Humanoid Robots Enter the Retail Mainstream
The integration of humanoid robots into retail environments is accelerating across China. In Beijing, an embodied AI startup has opened autonomous retail stores known as “galaxy capsules” across the city and deployed humanoid robots in some of the city’s convenience stores. Inside these silver, spacecraft-like capsule stores, humanoid robots prepare coffee, retrieve drinks and serve customers without human assistance. The pace of improvement has been remarkable: when the startup opened its first capsule store in August 2025, a robot took 46 seconds to pick up and deliver a cup of coffee; less than a year later, that time had been cut to 18 seconds.
Hong Kong is set to receive its first humanoid robot-operated convenience store, located at the Hung Hom waterfront. The 9-square-metre capsule store will be managed by a humanoid robot model standing 173 centimetres tall with a 190-centimetre arm span engineered to restock shelves, select inventory items and manage customer checkouts.
The Human-Assisted Alternative
Not every retailer is pursuing fully autonomous robots. A startup in Utah is developing a different model: human-assisted robotic pickers that combine low-cost hardware with remote human supervision. The prototype, a basket on wheels with a single arm, can pick about 120 items per hour from grocery store shelves, managed by a remote human operator.

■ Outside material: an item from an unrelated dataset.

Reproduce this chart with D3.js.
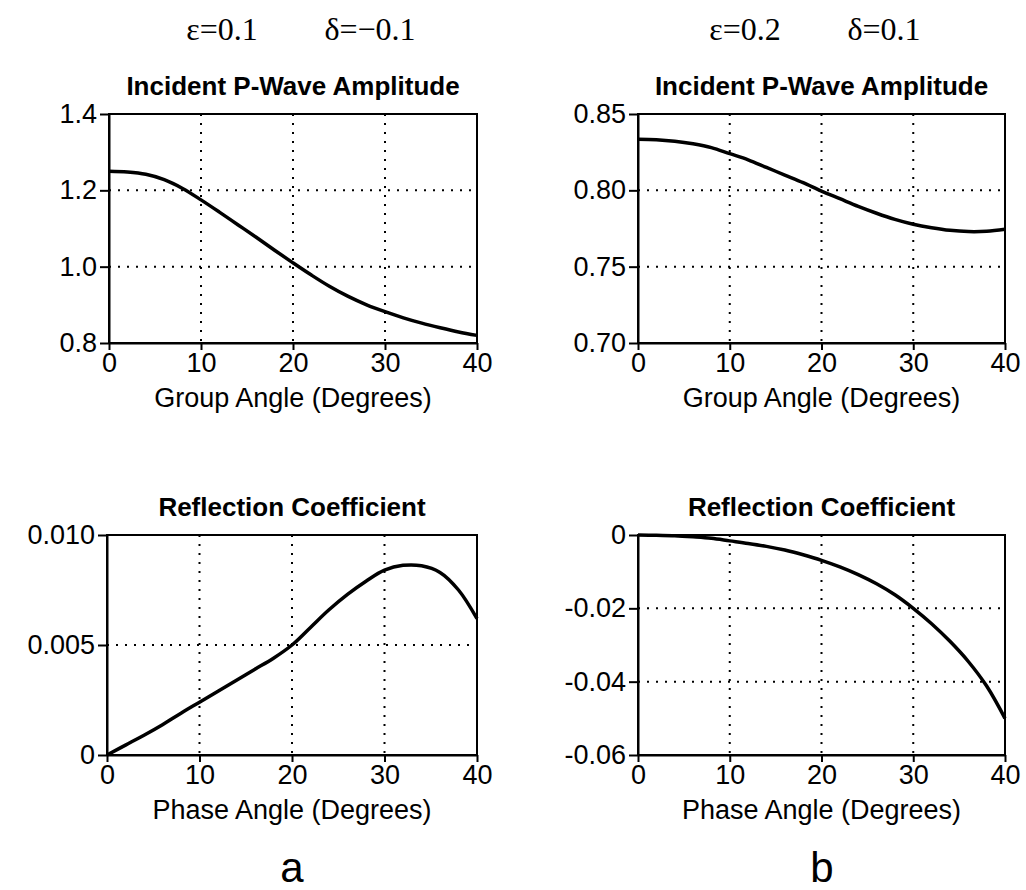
<!DOCTYPE html>
<html>
<head>
<meta charset="utf-8">
<script src="https://cdn.jsdelivr.net/npm/d3@7"></script>
<style>
  body { margin: 0; background: #fff; }
  text { font-family: "Liberation Sans", Arial, sans-serif; fill: #000; }
</style>
</head>
<body>
<svg id="chart" width="1026" height="890"></svg>
<script>
// angles (degrees) shared by all four curves
const angles = [0, 2, 4, 6, 8, 10, 12, 14, 16, 18, 20, 22, 24, 26, 28, 30, 32, 34, 36, 38, 40];

// incident P-wave amplitude vs group angle
const ampA = [1.250, 1.248, 1.242, 1.228, 1.205, 1.175, 1.143, 1.110, 1.077, 1.043, 1.010, 0.978, 0.948, 0.922, 0.900, 0.882, 0.866, 0.852, 0.840, 0.829, 0.820];
const ampB = [0.8335, 0.8332, 0.8322, 0.8305, 0.8280, 0.8240, 0.8200, 0.8150, 0.8100, 0.8050, 0.7995, 0.7945, 0.7895, 0.7850, 0.7810, 0.7778, 0.7755, 0.7738, 0.7730, 0.7732, 0.7745];

// reflection coefficient vs phase angle
const reflA = [0, 0.00045, 0.0009, 0.00138, 0.0019, 0.0024, 0.0029, 0.0034, 0.0039, 0.0044, 0.0050, 0.0058, 0.0066, 0.0073, 0.0079, 0.0084, 0.00862, 0.0086, 0.0083, 0.0075, 0.0062];
const reflB = [0, -0.0001, -0.0002, -0.0005, -0.0009, -0.0016, -0.0023, -0.0031, -0.0041, -0.0054, -0.0069, -0.0087, -0.0108, -0.0133, -0.0163, -0.0200, -0.0242, -0.0290, -0.0345, -0.0412, -0.0500];

// tick values and labels
const xTicks = [0, 10, 20, 30, 40];
const yTicksAmpA = [0.8, 1.0, 1.2, 1.4];
const yLabelsAmpA = ['0.8', '1.0', '1.2', '1.4'];
const yTicksAmpB = [0.70, 0.75, 0.80, 0.85];
const yLabelsAmpB = ['0.70', '0.75', '0.80', '0.85'];
const yTicksReflA = [0, 0.005, 0.010];
const yLabelsReflA = ['0', '0.005', '0.010'];
const yTicksReflB = [-0.06, -0.04, -0.02, 0];
const yLabelsReflB = ['-0.06', '-0.04', '-0.02', '0'];

const svg = d3.select('#chart');

const panels = [
  {x0: 109, x1: 477, y0: 114, y1: 343, vals: ampA, ticks: yTicksAmpA, labels: yLabelsAmpA,
   title: 'Incident P-Wave Amplitude', xlab: 'Group Angle (Degrees)'},
  {x0: 638, x1: 1005, y0: 114, y1: 343, vals: ampB, ticks: yTicksAmpB, labels: yLabelsAmpB,
   title: 'Incident P-Wave Amplitude', xlab: 'Group Angle (Degrees)'},
  {x0: 107, x1: 477, y0: 535, y1: 755, vals: reflA, ticks: yTicksReflA, labels: yLabelsReflA,
   title: 'Reflection Coefficient', xlab: 'Phase Angle (Degrees)'},
  {x0: 638, x1: 1005, y0: 535, y1: 755, vals: reflB, ticks: yTicksReflB, labels: yLabelsReflB,
   title: 'Reflection Coefficient', xlab: 'Phase Angle (Degrees)'}
];

panels.forEach(p => {
  const x = d3.scaleLinear().domain([0, 40]).range([p.x0, p.x1]);
  const y = d3.scaleLinear().domain(d3.extent(p.ticks)).range([p.y1, p.y0]);
  const g = svg.append('g');

  // dotted grid on the inner ticks
  g.selectAll('.vg').data(xTicks.slice(1, -1)).enter().append('line')
    .attr('x1', d => x(d)).attr('x2', d => x(d)).attr('y1', p.y0).attr('y2', p.y1)
    .attr('stroke', '#000').attr('stroke-width', 2).attr('stroke-dasharray', '2,7');
  g.selectAll('.hg').data(p.ticks.slice(1, -1)).enter().append('line')
    .attr('x1', p.x0).attr('x2', p.x1).attr('y1', d => y(d)).attr('y2', d => y(d))
    .attr('stroke', '#000').attr('stroke-width', 2).attr('stroke-dasharray', '2,7');

  // frame
  g.append('rect').attr('x', p.x0).attr('y', p.y0)
    .attr('width', p.x1 - p.x0).attr('height', p.y1 - p.y0)
    .attr('fill', 'none').attr('stroke', '#000').attr('stroke-width', 2);

  // axes
  const xa = g.append('g').attr('transform', `translate(0,${p.y1})`)
    .call(d3.axisBottom(x).tickValues(xTicks).tickSize(7).tickSizeOuter(0).tickPadding(3));
  const ya = g.append('g').attr('transform', `translate(${p.x0},0)`)
    .call(d3.axisLeft(y).tickValues(p.ticks).tickFormat((d, i) => p.labels[i]).tickSize(9).tickSizeOuter(0).tickPadding(3));
  [xa, ya].forEach(a => {
    a.select('.domain').attr('stroke-width', 2);
    a.selectAll('line').attr('stroke-width', 2);
    a.selectAll('text').attr('font-size', 27).attr('font-family', '"Liberation Sans", Arial, sans-serif');
  });

  // curve
  const line = d3.line().x((d, i) => x(angles[i])).y(d => y(d)).curve(d3.curveCatmullRom);
  g.append('path').datum(p.vals).attr('d', line)
    .attr('fill', 'none').attr('stroke', '#000').attr('stroke-width', 3.5);

  // titles
  const cx = (p.x0 + p.x1) / 2;
  g.append('text').attr('x', cx).attr('y', p.y0 - 19).attr('text-anchor', 'middle')
    .attr('font-size', 26).attr('font-weight', 'bold').text(p.title);
  g.append('text').attr('x', cx).attr('y', p.y1 + 64).attr('text-anchor', 'middle')
    .attr('font-size', 27).text(p.xlab);
});

// parameter labels
const params = [
  {x: 222, t: 'ε=0.1'}, {x: 370, t: 'δ=−0.1'},
  {x: 745, t: 'ε=0.2'}, {x: 884, t: 'δ=0.1'}
];
svg.selectAll('.param').data(params).enter().append('text')
  .attr('x', d => d.x).attr('y', 40).attr('text-anchor', 'middle')
  .style('font-family', '"Liberation Serif", "Times New Roman", serif')
  .attr('font-size', 32).text(d => d.t);

// panel letters
svg.append('text').attr('x', 292).attr('y', 882).attr('text-anchor', 'middle').attr('font-size', 42).text('a');
svg.append('text').attr('x', 822).attr('y', 882).attr('text-anchor', 'middle').attr('font-size', 42).text('b');
</script>
</body>
</html>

The company’s vision is less about replacing humans with robots and more about outsourcing difficult-to-fill entry-level jobs to remote workers willing to take on the work. The co-founders argue that if grocery stores in the United States struggle to stay fully staffed, it makes sense to open those jobs to remote workers in other countries. Their pitch is that lower overseas wages combined with increased worker efficiency will make the robots cost-effective. The goal is to eventually have one person manage multiple robots at a time as the software and hardware improve.
The Policy Backdrop
The commercial momentum is being reinforced by government policy. In June 2026, China’s Ministry of Industry and Information Technology and the State-owned Assets Supervision and Administration Commission launched a nationwide initiative to accelerate humanoid robot adoption across manufacturing, logistics, retail, healthcare and other sectors. The initiative aims to create more than 100 high-value application scenarios by the end of 2026 and drive large-scale deployment of more than 10,000 humanoid robots.
The policy reflects a broader ambition to turn humanoid robots into a new pillar of industrial growth. As one researcher put it, “What’s happening now is a transition from laboratory validation to large-scale commercial deployment. The key breakthrough is not that the robots can move. It’s that they can operate autonomously in complex, dynamic environments as part of everyday business operations”.
From Novelty to Necessity
The shift from pilot to scale represents a fundamental change in how retailers think about robotics. The machines are no longer curiosities or marketing attractions. They are operational tools addressing real business problems: labour shortages, rising costs and the need for consistent service quality.
The retailers leading this charge are not treating robots as replacements for human workers but as complements to them. As retailer leadership emphasised, the robots are intended to relieve employees, not replace them, freeing up staff for higher-value activities.
The retail robot workforce is no longer a vision of the future. It is a present reality, operating in supermarkets, convenience stores and department stores across Europe and Asia. The only question that remains is how quickly and how widely this model will scale.